Now say you add $2300 of fresh money, but you don’t want that to screw up your estimate of how well you are doing.
You add the $2300 to the $14,740 and get $17,040 which is your new balance that you are investing with. That’s your new starting point. It doesn’t affect how you’ve done up to here. You haven’t suddenly done better because you added money. You can’t still multiply by .0071428 because you’d get 121.7 and it would look as if you were up 21.7%, when you are really only up 5.3%.
So you need to change your factor to make it smaller so it will still reflect just the 5.3% gain you’ve made so far.
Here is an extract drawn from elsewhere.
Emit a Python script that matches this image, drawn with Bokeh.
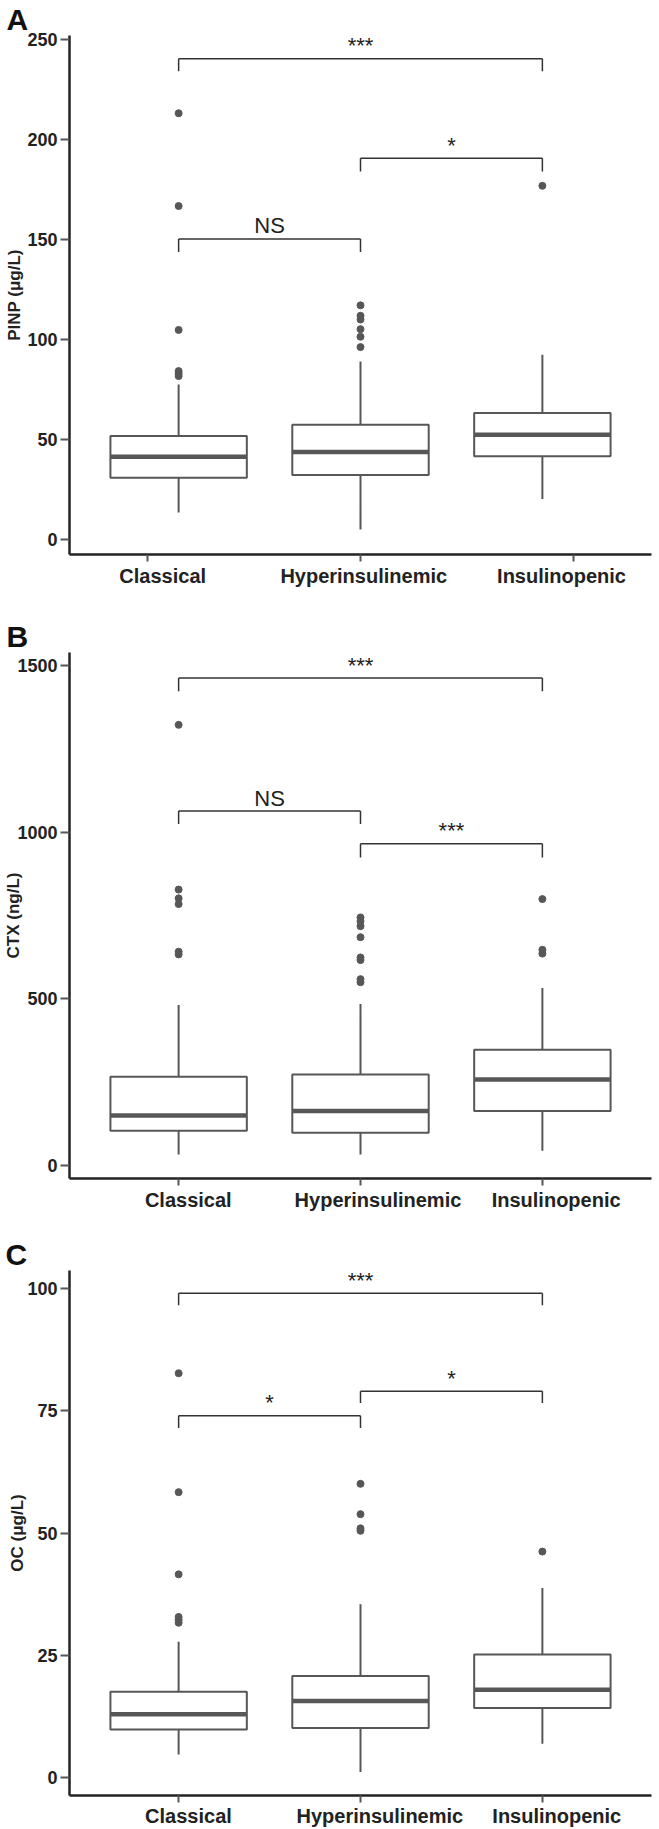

You figure: “What would I multiply my new balance ($17,040) by to get 105.3, to reflect my 5.3% gain so far this year?”
F x 17,040 = 105.3
F = 105.3/17,040 = .0061795
And that’s your new factor. If you multiply it by 17,040, sure enough you get 105.3. Now you continue to see how you will do for the rest of the year.
If a little later you are at $18,000, you multiply 18,000 by .0061795 and you get 111.2, so you know that your investing is now up 11.2% for the year.
Same, if you take money out. You don’t want it to look as if you lost money. You calculate a new factor so you start from the same percentage where you were. If you were at $18,000 and your investing is up 111.2%, and you pull out $1000, you now have $17,000, so you figure what factor times 17,000 will give you 111.2% and you get 0.0065412. Sure enough $17,000 x 0.0065412 still gives you 111.2% and you haven’t messed up your investment growth percentages.
On January 1st of the next year, you write down how you did for the year to keep a record, and start over at 100 for the next year. Simple as that!
And a clue to those of you who plan to live off your retirement. The key is to think of what percent you can reasonably count on making as profit each year, and then make sure you spend less than that, so that your overall portfolio keeps growing. If you spend more than what you make and and start eating away your balance, it will be accelerating disaster.